After the Clinton/Monica Lewinski fiasco a couple of messages seemed to resonate with the public:
First: It is okay to lie under oath if it is just about sex; and
Second: Oral sex is not sex.
I never cared who Bill Clinton slept with,I figured that was between he and Hillary and if she got over it, so should the rest of us. Frankly it was none of our business. I did care that he lied about it under oath, but even more so I cared that democrats were willing to give him a pass for lying under oath.

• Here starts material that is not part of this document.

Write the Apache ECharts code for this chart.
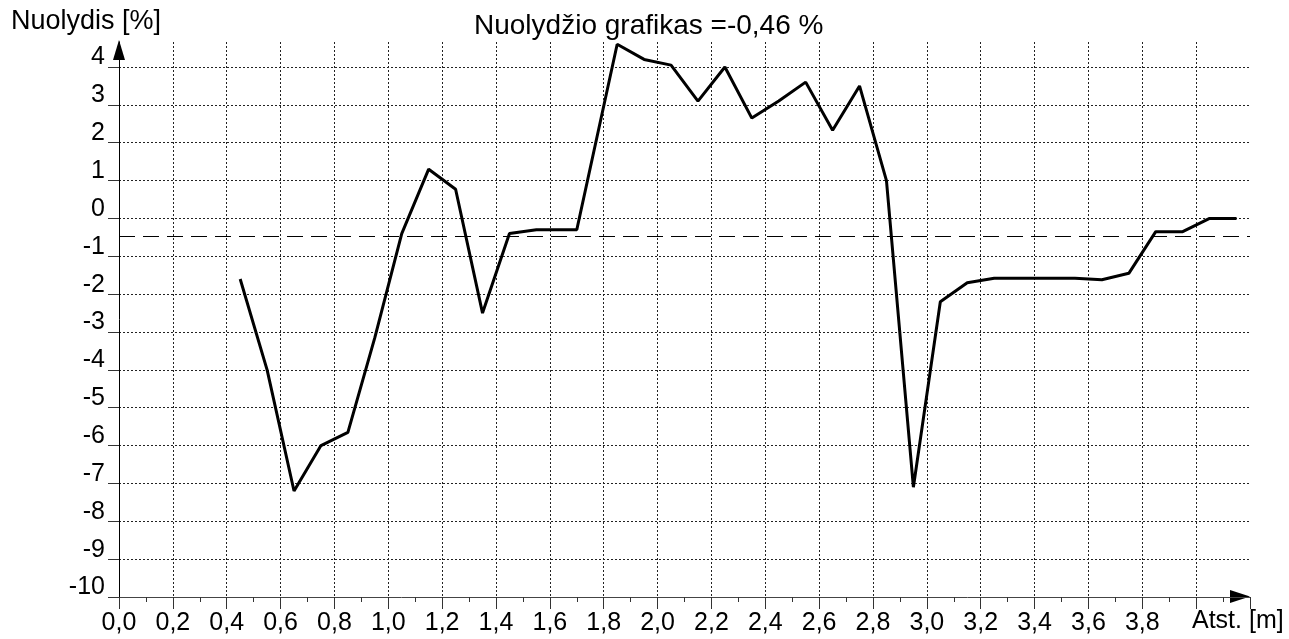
<!DOCTYPE html>
<html>
<head>
<meta charset="utf-8">
<script src="https://cdn.jsdelivr.net/npm/echarts@6/dist/echarts.min.js"></script>
<style>
  html, body { margin: 0; padding: 0; background: #fff; }
  #main { width: 1289px; height: 639px; }
</style>
</head>
<body>
<div id="main"></div>
<script>
// atstumas [m]
const distances = [0.45, 0.55, 0.65, 0.75, 0.85, 0.95, 1.05, 1.15, 1.25, 1.35,
  1.45, 1.55, 1.70, 1.85, 1.95, 2.05, 2.15, 2.25, 2.35, 2.45,
  2.55, 2.65, 2.75, 2.85, 2.95, 3.05, 3.15, 3.25, 3.35, 3.45,
  3.55, 3.65, 3.75, 3.85, 3.95, 4.05, 4.15];
// nuolydis [%]
const slopes = [-1.6, -4.0, -7.2, -6.0, -5.65, -3.15, -0.4, 1.3, 0.77, -2.5,
  -0.4, -0.3, -0.3, 4.6, 4.2, 4.05, 3.1, 4.0, 2.65, 3.1,
  3.6, 2.33, 3.5, 1.0, -7.1, -2.2, -1.7, -1.58, -1.58, -1.58,
  -1.58, -1.62, -1.45, -0.35, -0.35, 0, 0];
const meanSlope = -0.46;
const yTicks = [-10, -9, -8, -7, -6, -5, -4, -3, -2, -1, 0, 1, 2, 3, 4];
const xTicks = [0, 0.2, 0.4, 0.6, 0.8, 1.0, 1.2, 1.4, 1.6, 1.8, 2.0, 2.2, 2.4, 2.6, 2.8, 3.0, 3.2, 3.4, 3.6, 3.8];

const font = "'Liberation Sans', Arial, sans-serif";
const chart = echarts.init(document.getElementById("main"));

const option = {
  animation: false,
  backgroundColor: "#fff",
  textStyle: { fontFamily: font },
  title: {
    text: "Nuolydžio grafikas =" + String(meanSlope).replace(".", ",") + " %",
    left: 469,
    top: 7,
    textStyle: { fontFamily: font, fontSize: 28, fontWeight: "normal", color: "#000" },
  },
  grid: { left: 119, right: 39, top: 42, bottom: 42, containLabel: false },
  xAxis: {
    type: "value",
    min: 0,
    max: 4.2,
    interval: 0.2,
    axisLine: { show: true, onZero: false, lineStyle: { color: "#444", width: 1 } },
    axisTick: { show: true, inside: false, length: 12, lineStyle: { color: "#333", width: 1 } },
    minorTick: { show: true, splitNumber: 2, length: 5, lineStyle: { color: "#333", width: 1 } },
    axisLabel: {
      margin: 14,
      fontSize: 25,
      color: "#000",
      fontFamily: font,
      formatter: (v) => (xTicks.some((t) => Math.abs(t - v) < 1e-6) ? v.toFixed(1).replace(".", ",") : ""),
    },
    splitLine: {
      show: true,
      showMinLine: false,
      showMaxLine: false,
      lineStyle: { color: "#222", type: [2, 2], width: 1 },
    },
  },
  yAxis: {
    type: "value",
    min: -10,
    max: 4.66,
    interval: 1,
    axisLine: { show: true, onZero: false, lineStyle: { color: "#000", width: 1 } },
    axisTick: { show: true, inside: false, length: 11, lineStyle: { color: "#333", width: 1 } },
    axisLabel: {
      margin: 14,
      fontSize: 25,
      color: "#000",
      fontFamily: font,
      verticalAlign: "bottom",
      lineHeight: 19,
      showMaxLabel: false,
      formatter: (v) => (yTicks.indexOf(v) >= 0 ? String(v) : ""),
    },
    splitLine: {
      show: true,
      showMinLine: false,
      showMaxLine: false,
      lineStyle: { color: "#222", type: [2, 2], width: 1 },
    },
  },
  graphic: [
    {
      type: "text",
      left: 11,
      top: 8,
      style: { text: "Nuolydis [%]", fontSize: 27, fontFamily: font, fill: "#000" },
    },
    {
      type: "text",
      left: 1192,
      top: 609,
      style: { text: "Atst. [m]", fontSize: 25, fontFamily: font, fill: "#000" },
    },
    {
      type: "polygon",
      shape: { points: [[119, 40], [113, 60], [125, 60]] },
      style: { fill: "#000" },
    },
    {
      type: "polygon",
      shape: { points: [[1250, 596.5], [1230, 590], [1230, 603]] },
      style: { fill: "#000" },
    },
  ],
  series: [
    {
      type: "line",
      data: distances.map((d, i) => [d, slopes[i]]),
      showSymbol: false,
      lineStyle: { color: "#000", width: 3 },
      markLine: {
        silent: true,
        symbol: "none",
        label: { show: false },
        lineStyle: { color: "#000", type: [16, 8], width: 1 },
        data: [{ yAxis: meanSlope }],
      },
    },
  ],
};

chart.setOption(option);
window.onresize = function () {
  chart.resize();
};
</script>
</body>
</html>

The real lasting message that came from that sordid episode was the second one. Oral sex is not sex. Bill Clinton gave an entire generation of young people a pass on risky behavior. No matter how you look at it, or how much you like Clinton, that’s a bad thing. Whether they want it or not, presidents are the ultimate role models in this country, and for that reason alone they should watch their step.
President Obama had great appeal to young people in this country, so we can assume his has great influence. This generation has now been subjected to two years of disrespect by this president of people he disagrees with.
Victor Davis Hanson gives us a taste:
The president does not conduct himself in a sober and judicious manner and neither do those around him. On any given day he can slur Arizonans as wanting to round up innocents on the way to ice cream. He can slander police as stupidly acting stereotypers. The attorney general can call us cowards and swear without reading a bill that it profiles the innocent. Legitimate worry over a Ground Zero mosque translates into anti-constitutional efforts to stifle freedom of worship. Those with money — defined by an arbitrary annual income level of $250,000 — owe the rest of us their ill-gotten gains. Surgeons transmogrify into tonsil-loppers, insurers are greedy, investors are put back at the end of the creditor line; all are worthy of a boot on their necks and a kick in the ass.
The first lady can likewise say anything at anytime that would earn about a 10% approval rating. “Deign to run,” “raise the bar,” “never been proud before,” “downright mean country,” and all that have gone somnolent only because of a fleeting January 2009 70% approval rating. When polls hits 40% , expect the 2008 tropes to return. The result won’t be pretty. Bush was stoic and philosophical at 38% after six years; the aggrieved Obamas will not be after two.
Will the Obama generation grow up to believe that there is no reason for the powerful to be respectful of those they disagree with? Only time will tell, but I wouldn’t underestimate the impact.